For those that can manufacture domestically in the U.S., there are benefits to doing so. These include greater transparency, as well as a reduced climate footprint from lower carbon emissions. The sustainability aspect is especially important to Everywhere Apparel, which uses textile waste as a raw material. “If we ship our waste in the U.S. to China to be manufactured, it kind of negates the sustainability story… and it adds a significant amount of cost,” Kornbluth said.
Meanwhile, Shaniko Wool has been working with Oregon State University to determine the climate impact of its wool operations, which are certified under the Responsible Wool Standard developed by the Textile Exchange. Last year, five out of 10 ranches in Shaniko Wool’s farm group collectively “avoided an additional 75,000 tons of carbon dioxide equivalents,” Carver said. “So, we’re ranching [raising and managing sheep] and cleaning the atmosphere,” she explained.

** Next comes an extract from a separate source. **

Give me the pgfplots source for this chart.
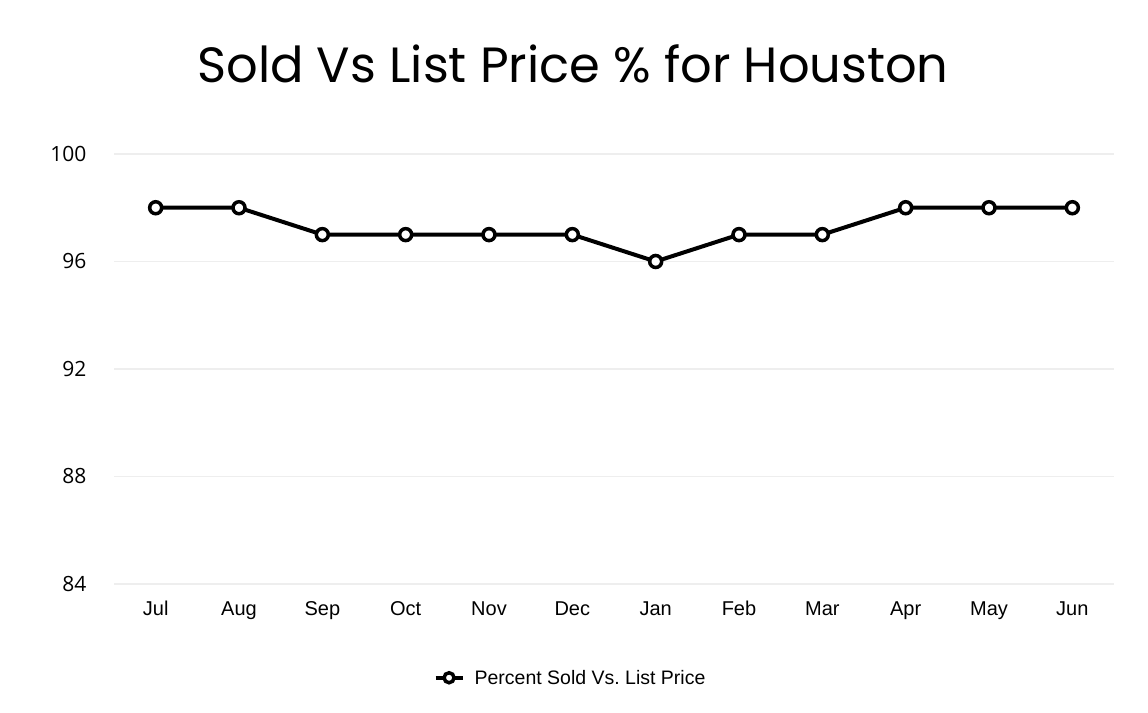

Ultimately, sources along the supply chain are optimistic about the future of domestic manufacturing. However, ramping up these efforts will require significant capital, confidence and commitment.
“You hear a lot from people saying things like, ‘Oh, you can’t make that in the United States anymore,'” American Giant’s Winthrop said. “There’s not much that irritates me more than hearing that. I often hear that from some of the bigger brands, and if a small company like us is able to do it, they certainly can.”
“But you have to commit to it,” he said. “You’ve got to actually invest in it, both the time and the volume, to make it work. And you need to have at least a working knowledge of how to make things within the factories… or a partnership that enables that to get done.”
This story has been updated to reflect changes made to Trump’s tariff rollout after the executive orders were signed.